Je n'ai jamais vraiment accroché au cinéma de Bonello, mais la belle affiche, le sujet brulant et le ramdam autour de celui-ci ont eu raison de moi. Et je dois dire que les premières minutes du film m'ont plutôt séduit : de jeunes visages inconnus mais imprimant d'emblée leurs personnalités diverses, qui se déplacent comme dans un ballet sans paroles dans le métro et les rues parisiennes, accompagné d'une musique électro envoûtante (composée par Bonello lui-même) font de la première partie une espèce de clip musical assez élégant.
On comprend peu à peu les rouages de leur organisation millimétrée, comme nous le rappelle régulièrement un timer sur l'écran. Mais les problèmes arrivent dès que les motivations de ces personnages sont peu à peu révélées, que ce soit par des flash-backs qui ont la vertu de ne pas être trop facilement explicatifs mais qui sont bizarrement montés avec le reste du film, ou par les dialogues de ces jeunes futurs criminels qui révèlent vite le flou (idéo)logique complet qui gouverne leurs actions. Le dialogue à propos de Sciences-Po est à ce titre complètement à côté de la plaque.
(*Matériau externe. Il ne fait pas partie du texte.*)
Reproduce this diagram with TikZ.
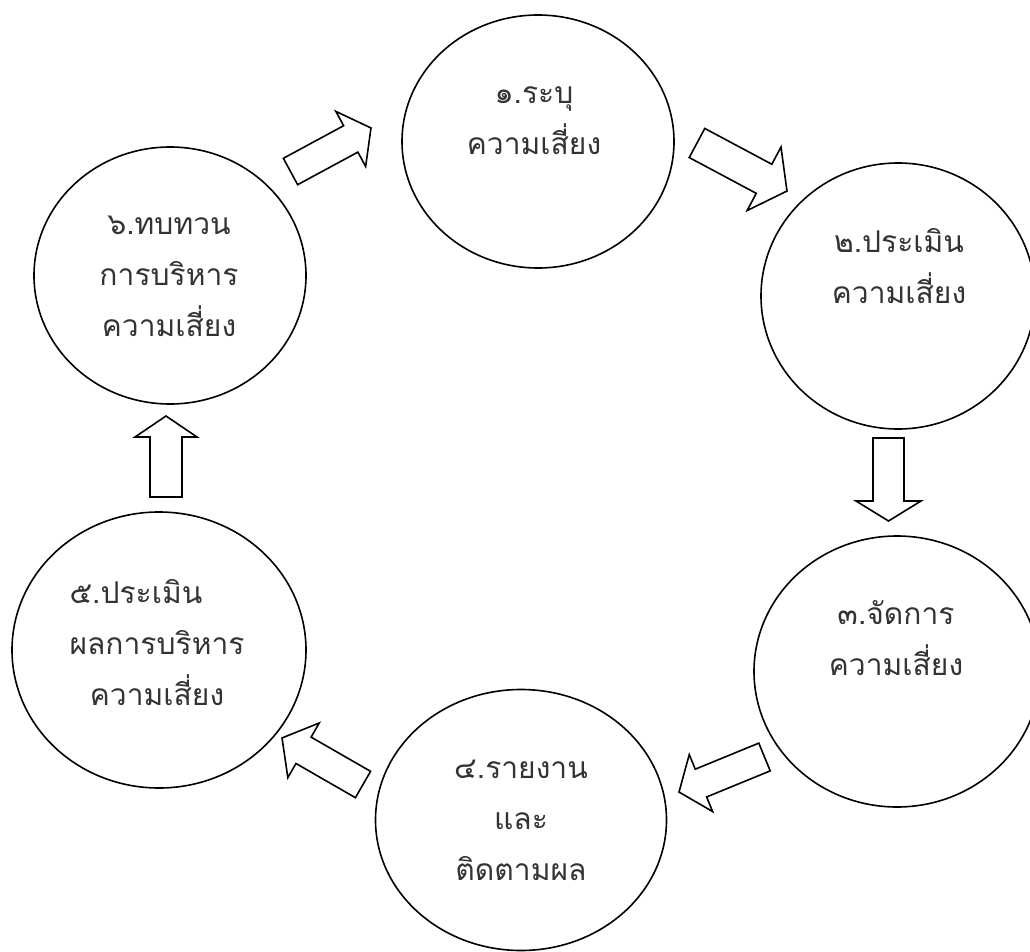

Et finalement, la même ambivalence traverse tous le film :
qu'il vire au remake de Dawn of the Dead à la Samaritaine du point de vue des zombies ou jeu vidéo GIGN à la fin,
toujours cette impression de voir de jolies choses abstraites qui deviennent ridicules dès qu'intelligibles.
Je lis un peu partout qu'il est question de révolte, Bonello parle même d'insurrection, mais j'ai du mal à voir une révolte dans leur geste, dans le sens où ils ne revendiquent rien, ne se font pas connaître. C'est même pas un coup de gueule, ni un coup de pied dans la fourmilière, puisque de toute évidence on peut penser que leur action n'aura absolument aucune conséquence...
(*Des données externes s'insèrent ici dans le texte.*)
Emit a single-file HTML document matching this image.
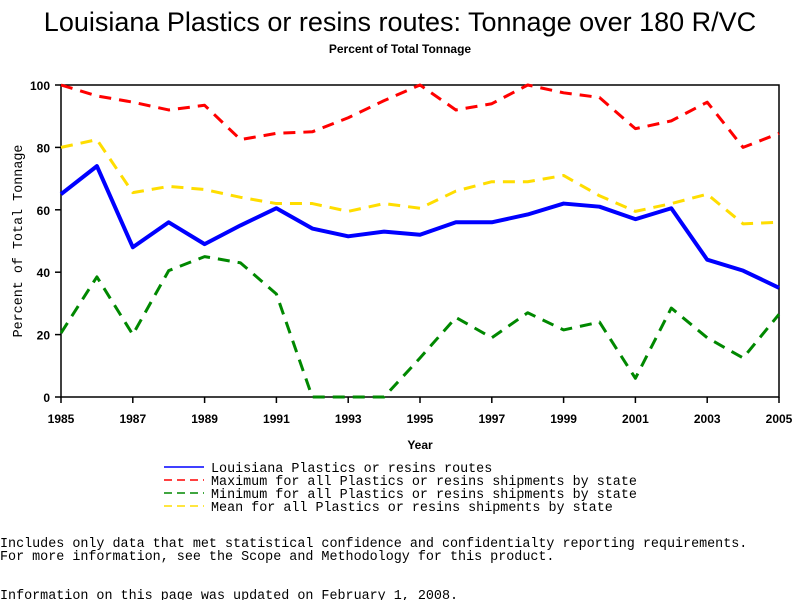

(et encore, heureusement que dans leur monde ils sont découverts, même si le sort qui leur est réservé (que je trouve assez incompréhensible, jamais la gendarmerie ne viendrait exécuter des gens passifs et avec de potentiels otages) ne permettra pas de vraiment éclaircir leur but)
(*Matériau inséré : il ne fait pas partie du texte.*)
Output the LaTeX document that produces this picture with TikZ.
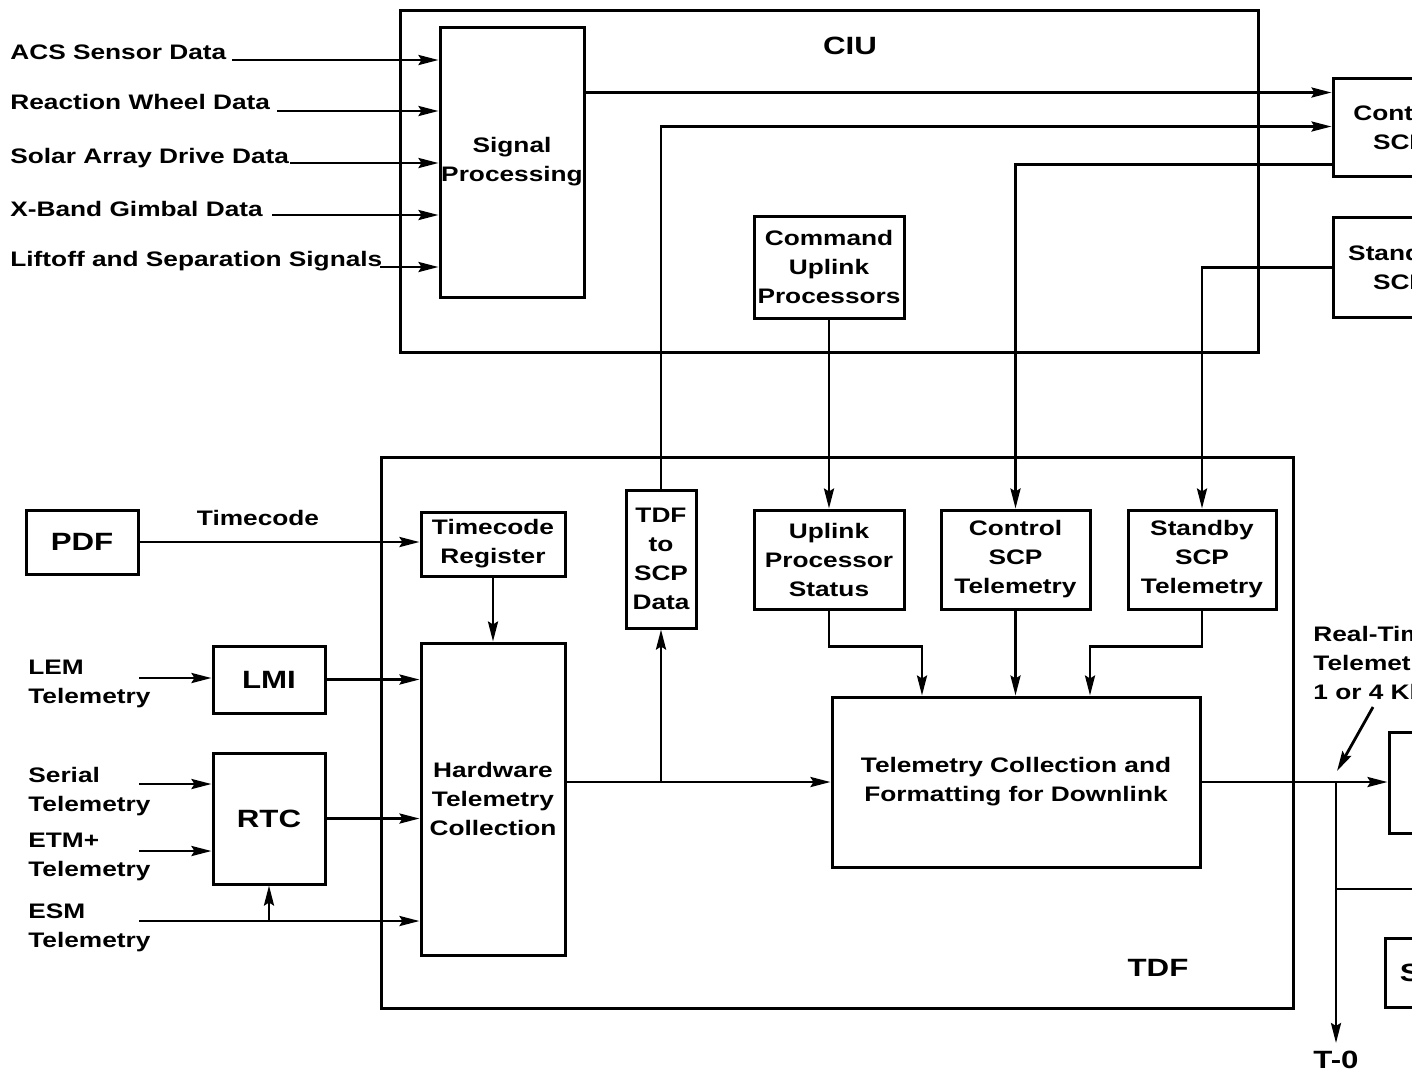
\documentclass[tikz,border=0pt]{standalone}
\usepackage{fontspec}
\setmainfont{Liberation Sans}[FakeStretch=1.25]
\usepackage{tikz}
\usetikzlibrary{arrows.meta}
\tikzstyle{block} = [rectangle, draw=black, line width=1.5pt, align=center, inner sep=0pt]
\tikzstyle{big} = [font=\bfseries\fontsize{12.5}{15}\selectfont]
\tikzstyle{sigtext} = [anchor=north west, align=left, inner sep=0pt]
\tikzstyle{intext} = [anchor=base west, inner sep=0pt]
\tikzstyle{arrow} = [line width=1.4pt,-{Stealth[length=10pt,width=5pt,inset=1.5pt]}]
\tikzstyle{wire} = [line width=1.4pt]

\begin{document}
\begin{tikzpicture}[x=0.5pt, y=-0.5pt, every node/.style={font=\bfseries\fontsize{10.5}{14.5}\selectfont}]

	\useasboundingbox (0,0) rectangle (1412,1084);
	\clip (0,0) rectangle (1412,1084);

	% CIU
	\node (ciu) [block, minimum width=429pt, minimum height=171pt] at (829,181) {};
	\node (ciutitle) [big] at (850,46) {CIU};
	\node (sigproc) [block, minimum width=72pt, minimum height=135pt] at (512,162) {Signal\\Processing};
	\node (cmdup) [block, minimum width=75pt, minimum height=51pt] at (829,267) {Command\\Uplink\\Processors};
	\node (ctrlscp) [block, minimum width=67pt, minimum height=49pt] at (1400,127) {Control\\SCP};
	\node (stbyscp) [block, minimum width=67pt, minimum height=50pt] at (1400,267.5) {Standby\\SCP};

	\node (acs) [intext] at (10,59) {ACS Sensor Data};
	\node (rwd) [intext] at (10,109) {Reaction Wheel Data};
	\node (sad) [intext] at (10,163) {Solar Array Drive Data};
	\node (xgd) [intext] at (10,216) {X-Band Gimbal Data};
	\node (lss) [intext] at (10,266) {Liftoff and Separation Signals};
	\coordinate (acsin) at (232,60);
	\coordinate (rwdin) at (277,111);
	\coordinate (sadin) at (290,163);
	\coordinate (xgdin) at (272,215);
	\coordinate (lssin) at (380,267);
	\foreach \c in {acsin, rwdin, sadin, xgdin, lssin}
		\draw [arrow] (\c) -- (\c -| sigproc.west);

	% TDF
	\node (tdf) [block, minimum width=456pt, minimum height=275.5pt] at (837,732.5) {};
	\node (tdftitle) [big] at (1158,968) {TDF};
	\node (tcreg) [block, minimum width=72pt, minimum height=32pt] at (493,544) {Timecode\\Register};
	\node (hwtc) [block, minimum width=72pt, minimum height=156pt] at (493,799) {Hardware\\Telemetry\\Collection};
	\node (tdf2scp) [block, minimum width=35pt, minimum height=69pt] at (661,559) {TDF\\to\\SCP\\Data};
	\node (upstat) [block, minimum width=75pt, minimum height=49.5pt] at (829,559.5) {Uplink\\Processor\\Status};
	\node (ctrltlm) [block, minimum width=74.5pt, minimum height=49.5pt] at (1015.5,559.5) {Control\\SCP\\Telemetry};
	\node (stbytlm) [block, minimum width=74pt, minimum height=49.5pt] at (1202,559.5) {Standby\\SCP\\Telemetry};
	\node (tcf) [block, minimum width=184pt, minimum height=85pt] at (1016,782) {Telemetry Collection and\\Formatting for Downlink};

	% sources
	\node (pdf) [block, big, minimum width=56pt, minimum height=32pt] at (82,542) {PDF};
	\node (timecode) [anchor=base, inner sep=0pt] at (258,525) {Timecode};
	\node (lmi) [block, big, minimum width=56pt, minimum height=33.5pt] at (269,679.5) {LMI};
	\node (rtc) [block, big, minimum width=56pt, minimum height=65.5pt] at (269,818.5) {RTC};
	\node (lem) [sigtext] at (28,660) {LEM\\Telemetry};
	\node (ser) [sigtext] at (28,767) {Serial\\Telemetry};
	\node (etm) [sigtext] at (28,833) {ETM+\\Telemetry};
	\node (esm) [sigtext] at (28,903) {ESM\\Telemetry};
	\coordinate (lemin) at (139,678);
	\coordinate (serin) at (139,784);
	\coordinate (etmin) at (139,851);
	\coordinate (esmin) at (139,921);

	% downlink side
	\node (xmit) [block, minimum width=66pt, minimum height=50.5pt] at (1455,782.5) {};
	\node (ssr) [block, big, minimum width=47pt, minimum height=34.5pt] at (1432,972.5) {SSR};
	\node (t0) [big, anchor=north, inner sep=0pt] at (1336,1051) {T-0};
	\node (rttext) [sigtext] at (1313,626) {Real-Time\\Telemetry\\1 or 4 Kbps};
	\coordinate (rttail) at (1373,707);
	\coordinate (rthead) at (1337,771);
	\coordinate (ssrfeed) at (1420,889);

	\coordinate (csin1) at ([yshift=-8pt]ctrlscp.north west);
	\coordinate (csin2) at ([yshift=-25pt]ctrlscp.north west);
	\coordinate (csout) at ([yshift=6.5pt]ctrlscp.south west);

	\draw [arrow] (sigproc.east |- csin1) -- (csin1);
	\draw [arrow] (tdf2scp.north) |- (csin2);
	\draw [arrow] (csout) -| (ctrltlm.north);
	\draw [arrow] (stbyscp.west) -| (stbytlm.north);
	\draw [arrow] (cmdup.south) -- (upstat.north);

	\draw [arrow] (pdf.east) -- (pdf.east -| tcreg.west);
	\draw [arrow] (tcreg.south) -- (hwtc.north);
	\draw [arrow] (lemin) -- (lemin -| lmi.west);
	\draw [arrow] (lmi.east) -- (lmi.east -| hwtc.west);
	\draw [arrow] (serin) -- (serin -| rtc.west);
	\draw [arrow] (etmin) -- (etmin -| rtc.west);
	\draw [arrow] (rtc.east) -- (rtc.east -| hwtc.west);
	\draw [arrow] (esmin) -- (esmin -| hwtc.west);
	\draw [arrow] (esmin -| rtc.south) -- (rtc.south);

	\draw [arrow] (hwtc.east |- tcf.west) -- (tcf.west);
	\draw [arrow] (tdf2scp.south |- tcf.west) -- (tdf2scp.south);
	\draw [arrow] (upstat.south) -- ++(0,36) -| ([xshift=-47pt]tcf.north);
	\draw [arrow] (ctrltlm.south) -- (ctrltlm.south |- tcf.north);
	\draw [arrow] (stbytlm.south) -- ++(0,36) -| ([xshift=37pt]tcf.north);

	\draw [arrow] (tcf.east) -- (tcf.east -| xmit.west);
	\draw [arrow] (tcf.east -| t0.north) -- ([yshift=4pt]t0.north);
	\draw [wire] (ssrfeed -| t0.north) -- (ssrfeed);
	\draw [arrow] (rttail) -- (rthead);

\end{tikzpicture}
\end{document}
Et même en sortant de la diégèse, je ne vois pas trop quel enseignement on peut tirer de ce film : oui, la jeunesse (ou en tout cas une partie) est désespérée, désenchantée, perdue, abandonnée, mais tout ça on le sait déjà et je ne trouve pas que le film nous éclaire ou nous bouscule plus que ça sur ces questions...
Ce qui me dérange le plus avec ce film, c'est qu'à la fois il évite au maximum d'expliquer, de politiser, de donner sens à cette insurrection, mais qu'en même temps on voit les personnages être très réfléchis, prévoir leur plan et surtout prévoir de s'échapper après tout ça (même si c'est absurde de se planquer au même endroit plutôt que de s'éparpiller, mais bon), alors qu'il n'y a aucune raison que leurs actes aient une quelconque conséquence puisqu'ils ne revendiquent rien (au moins quand les banlieues faisaient cramer des voitures, c'était en réaction directe à une bavure ; et non pas un truc "qui devait arriver" et qui fait "hurler certains de joie" comme l'annonce dans le film le personnage d'Adèle Haenel).
Le but c'est quoi ? De montrer qu'ils sont juste cons ? A la limite, si le film avait été plus de leur côté, en évitant de les exécuter sans sommation (donc sans aucun réalisme) à la fin pour les punir, pourquoi pas...
Mais là leur action comme le film ne me semble être ni un feu de détresse, ni un embrasement symbolique, ni un feu d'artifice : juste un pétard mouillé, ou un très gros et beau canon qui fait long feu au lieu de l'explosion promise et censée chambouler la société.